In Vlad’s day Transylvania was a separate region to Walachia and was not united in the name of ‘Romania’ until 1878. What is now known as modern day ‘Romania’ was once a gateway connecting two great empires: The Ottoman and the Austrian-Hapsburgs. Vlad was known for being a formidable character who indulged in brutal and violent theatrics when it came to his rule.
So how did we get ‘Dracula’ from Vlad the Impaler? The name ‘Dracula’ is often thought to come from the Romanian word for devil (drac/ dracul). This is incorrect though, the word Dracula is an evolution from the Romanian word for dragon. Given that the word ‘dragon’ is not specified in Romanian culture, the people named the dragon symbol as a ‘Drac’ without any specific reference to the devil.
Vlad’s father, known as Drac was a member of the ‘Order of the Dragon’. Similar to the Crusaders, the Order of the Dragon was a Christian knight movement founded by Sigismund von Luxemburg (King of Hungary). The Order was established for the purpose of fighting against the Muslim Ottoman Turks. When Vlad become involved in the Order himself, he changed his name to Dracula, or rather ‘Son of the Dragon.’ Dracul (Vlad’s father), who had been assisted by the Turks in defeating the Austro-Hungarians, was asked by Sultan Murad the Great to pay his homage by surrendering his two youngest sons to the Ottomon Empire. After his father was murdered and his older brother’s eyes burnt out with red-hot iron stakes before being buried alive, it is believed Vlad developed his thirst for barbaric rule in what he now believed was a barbaric world.

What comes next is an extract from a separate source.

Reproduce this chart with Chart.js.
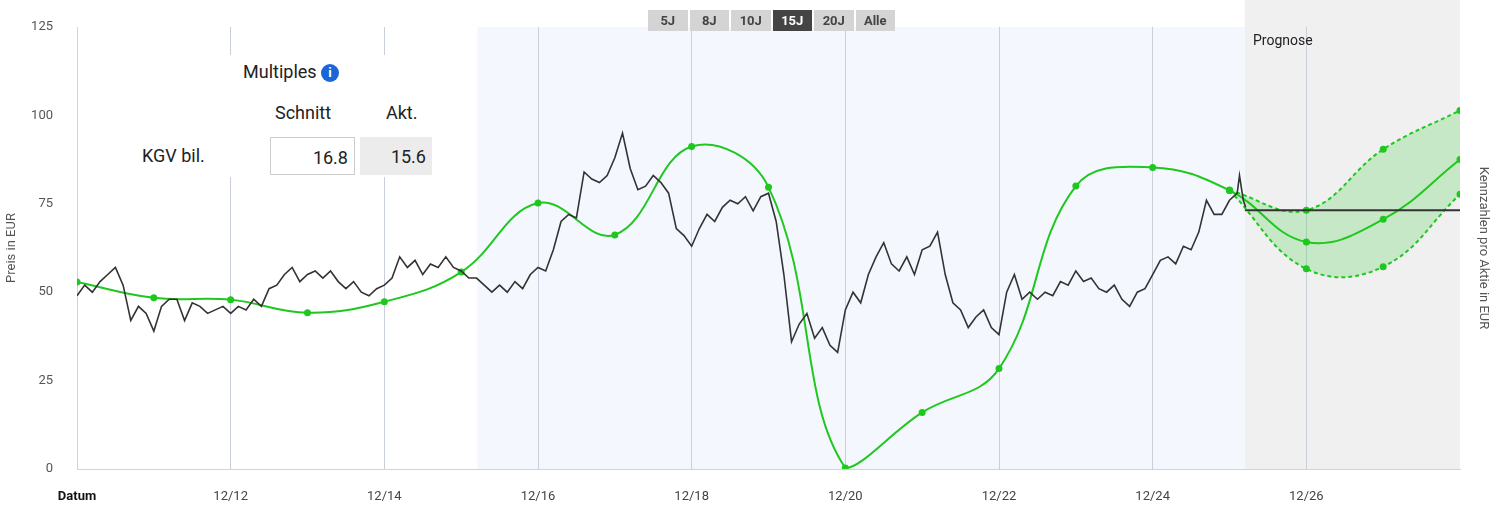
<!DOCTYPE html>
<html>
<head>
<meta charset="utf-8">
<script src="https://cdn.jsdelivr.net/npm/chart.js@4"></script>
<style>
  body { margin:0; background:#fff; font-family: Roboto, sans-serif; }
  #wrap { position:relative; width:1495px; height:512px; }
  .btns { position:absolute; left:648px; top:10px; display:flex; gap:2px; }
  .btns div { background:#d4d4d4; color:#444; font-size:13px; font-weight:bold; padding:3px 0; width:39.5px; text-align:center; }
  .btns div.on { background:#444; color:#fff; }
  #mult { position:absolute; left:130px; top:55px; width:310px; height:122px; background:#fff; color:#222; }
  .t { position:absolute; font-size:18px; }
  .box { position:absolute; height:38px; box-sizing:border-box; font-size:18px; text-align:right; padding:9px 6px 0 0; }
  .prog { position:absolute; left:1253px; top:32px; font-size:14px; color:#222; }
</style>
</head>
<body>
<div id="wrap">
  <canvas id="c" width="1495" height="512"></canvas>
  <div class="btns"><div>5J</div><div>8J</div><div>10J</div><div class="on">15J</div><div>20J</div><div>Alle</div></div>
  <div class="prog">Prognose</div>
  <div id="mult">
    <div class="t" style="left:113px;top:6px">Multiples <span style="display:inline-block;width:18px;height:18px;border-radius:50%;background:#1a66d6;color:#fff;font-size:13px;font-weight:bold;text-align:center;line-height:18px;vertical-align:1px">i</span></div>
    <div class="t" style="left:145px;top:47px">Schnitt</div>
    <div class="t" style="left:256px;top:47px">Akt.</div>
    <div class="t" style="left:12px;top:90px">KGV bil.</div>
    <div class="box" style="left:140px;top:82px;width:85px;border:1px solid #ccc">16.8</div>
    <div class="box" style="left:230px;top:82px;width:72px;background:#ececec">15.6</div>
  </div>
</div>
<script>
// price series (x = year, tick "12/YY" sits at YY + .92)
const priceX = [];
const priceY = [49,52,50,53,55,57,52,42,46,44,39,46,48,48,42,47,46,44,45,46,44,46,45,48,46,51,52,55,57,53,55,
  56,54,56,53,51,53,50,49,51,52,54,60,57,59,55,58,57,60,57,56,54,54,52,50,52,50,53,51,55,57,56,62,70,72,71,84,82,81,83,88,
  95,85,79,80,83,81,78,68,66,63,68,72,70,74,76,75,77,73,77,78,70,55,36,41,44,37,40,35,33,45,50,47,55,60,64,58,56,60,55,62,
  63,67,55,47,45,40,43,45,40,38,50,55,48,50,48,50,49,53,52,56,53,54,51,50,52,48,46,50,51,55,59,60,58,63,62,67,76,72,72,76,78];
for (let i = 0; i < priceY.length; i++) priceX.push(2010.92 + i * 0.1);
priceX.push(2026.05, 2026.1, 2026.13);
priceY.push(83, 76, 74);

const kgvX = [2010.92,2011.92,2012.92,2013.92,2014.92,2015.92,2016.92,2017.92,2018.92,2019.92,2020.92,2021.92,2022.92,2023.92,2024.92,2025.92,2026.92,2027.92,2028.92];
const kgvY = [52.9,48.4,47.9,44.2,47.3,55.7,75.2,66.2,91.2,79.7,0.3,16,28.4,80,85.3,78.8,64.2,70.6,87.5];
const highX = [2025.92,2026.92,2027.92,2028.92];
const highY = [78.8,73.2,90.4,101.4];
const lowY = [78.8,56.6,57.2,77.7];
const refLine = [[2026.12,73.2],[2028.92,73.2]];
const tickVals = [2010.92,2012.92,2014.92,2016.92,2018.92,2020.92,2022.92,2024.92,2026.92];
const tickLabels = ['Datum','12/12','12/14','12/16','12/18','12/20','12/22','12/24','12/26'];
const blueZone = [2016.13, 2026.12];
const grayZone = [2026.12, 2028.92];

const pts = (xs, ys) => xs.map((x, i) => ({x, y: ys[i]}));
const green = '#1ec81e';

const zones = {
  id: 'zones',
  beforeDraw(chart) {
    const {ctx, chartArea: a, scales: {x}} = chart;
    ctx.save();
    ctx.fillStyle = '#f4f8fe';
    ctx.fillRect(x.getPixelForValue(blueZone[0]), a.top, x.getPixelForValue(blueZone[1]) - x.getPixelForValue(blueZone[0]), a.bottom - a.top);
    ctx.fillStyle = '#f0f0f0';
    ctx.fillRect(x.getPixelForValue(grayZone[0]), 0, x.getPixelForValue(grayZone[1]) - x.getPixelForValue(grayZone[0]), a.bottom);
    ctx.restore();
  }
};

new Chart(document.getElementById('c'), {
  type: 'line',
  data: {
    datasets: [
      {data: pts(priceX, priceY), borderColor: '#333', borderWidth: 1.6, pointRadius: 0, tension: 0, order: 1},
      {data: pts(kgvX, kgvY), borderColor: green, backgroundColor: green, borderWidth: 2, pointRadius: 2.5, tension: 0.4, order: 2},
      {data: pts(highX, highY), borderColor: green, backgroundColor: 'rgba(30,200,30,0.2)', borderDash: [4,3], borderWidth: 2, pointRadius: 2.5, pointBackgroundColor: green, tension: 0.4, fill: '+1', order: 3},
      {data: pts(highX, lowY), borderColor: green, backgroundColor: green, borderDash: [4,3], borderWidth: 2, pointRadius: 2.5, tension: 0.4, order: 3},
      {data: refLine.map(p => ({x: p[0], y: p[1]})), borderColor: '#333', borderWidth: 2, pointRadius: 0, order: 0}
    ]
  },
  options: {
    responsive: false, animation: false,
    layout: {padding: {top: 27}},
    plugins: {legend: {display: false}, tooltip: {enabled: false}},
    scales: {
      x: {
        type: 'linear', min: 2010.92, max: 2028.92,
        afterBuildTicks: s => { s.ticks = tickVals.map(v => ({value: v})); },
        afterFit: s => { s.height = 43; },
        ticks: {
          callback: (v, i) => tickLabels[i],
          color: ctx => ctx.index === 0 ? '#111' : '#444',
          font: ctx => ({family: 'Roboto', size: 13, weight: ctx.index === 0 ? 'bold' : 'normal'}),
          maxRotation: 0, padding: 20
        },
        grid: {color: '#c9cfdb', drawTicks: false},
        border: {color: '#ccd4e0'}
      },
      y: {
        min: 0, max: 125,
        ticks: {stepSize: 25, color: '#555', font: {family: 'Roboto', size: 13}, padding: 16},
        afterFit: s => { s.width = 77; },
        grid: {display: false},
        border: {color: '#ccd4e0'},
        title: {display: true, text: 'Preis in EUR', color: '#555', font: {family: 'Roboto', size: 13}}
      },
      y2: {
        position: 'right', min: 0, max: 125,
        ticks: {display: false}, grid: {display: false}, border: {display: false},
        afterFit: s => { s.width = 35; },
        title: {display: true, text: 'Kennzahlen pro Aktie in EUR', color: '#555', font: {family: 'Roboto', size: 13}}
      }
    }
  },
  plugins: [zones]
});
</script>
</body>
</html>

Vlad was famous for impaling people alive. He was feared for his wrath and barbaric. Not satisfied with impaling his victims any old way, Vlad was known for delicately weaving a sharpened wooden stick along his victim’s spinal column, taking precise care to omit piercing any major arteries or internal organs. The stick would be speared through the groin and come out through the neck, almost like a vampire bite. Still alive and writhing in pain, the victims would be hoisted up on public display, left to die slowly.
This alluded to a warning for anyone who dare contemplate treason.
Understandably not wanting to be viewed as predictable, Vlad took to a few other methods of torture. Dabbling in the occasional skinning-alive, Vlad also liked to boil, decapitate, nail, burn and/ or bury his victims alive.
While the real Dracula may not have sucked blood straight from the fountain of life, rumor has it that he still had a taste for the red stuff. Specifically, it is said that he often collected the blood of those impaled in buckets beneath posts, saving the minerally substance as a ‘dipping’ side for his bread.
It is believed that Dracula was killed in 1476 while fighting the Turks near Bucharest. It is said that his head was cut off and displayed in Constantinople. His body however, has never been found and this is where the legend of the ‘living-dead’ is said to have emerged. How does the legend of Dracula play out today?
While primarily regarded as a myth in today, in 2003 a 76-year-old man passed away. He was buried as per Romanian Christian custom. In February of 2004, his niece swore black and blue that her deceased uncle had come to visit her in the dead of the night (no pun intended).
Scared by the possibility of their nation’s folklore being true, the brother-in-law of the niece gathered some locals and family members and exhumed the grave. Upon opening the coffin they ripped out what was left of the rotted corpse’s heart and burnt the rest of the body. The ashes were then mixed inwater and consumed by the family. This being a superstitious custom of the place.
Romania was preparing for the country’s accession into the EU and did not want the marks of mythological nonsense or superstitious cultural practice hindering their membership into the greater regional cooperative. Subsequently they banned the practice of drinking deceased ashes.
When the family was found out, they were arrested and imprisoned on the grounds of ‘disturbing the peace of the dead’. Since this occurrence, the people in the area now drive wooden stakes through the hearts of the dead as a preventative of blood-thirsty resurrection.
Three Interesting Fun-Facts
- The clichéd black vampire cape with the red lining was actually the legitimate cape worn by members of the Order of the Dragon!
- Romania isn’t the only country to have century old historical legends about blood- sucking creatures. Vampire blood-lust stories are also present in Indian mythology as well.
- The Hindu goddess Kali is often depicted holding a blood-filled pot. It is more than possible that the Roma people (Romanian gypsies) who are originally believed to have come across from India, brought the ‘blood-thirsty’ legend with them to Europe.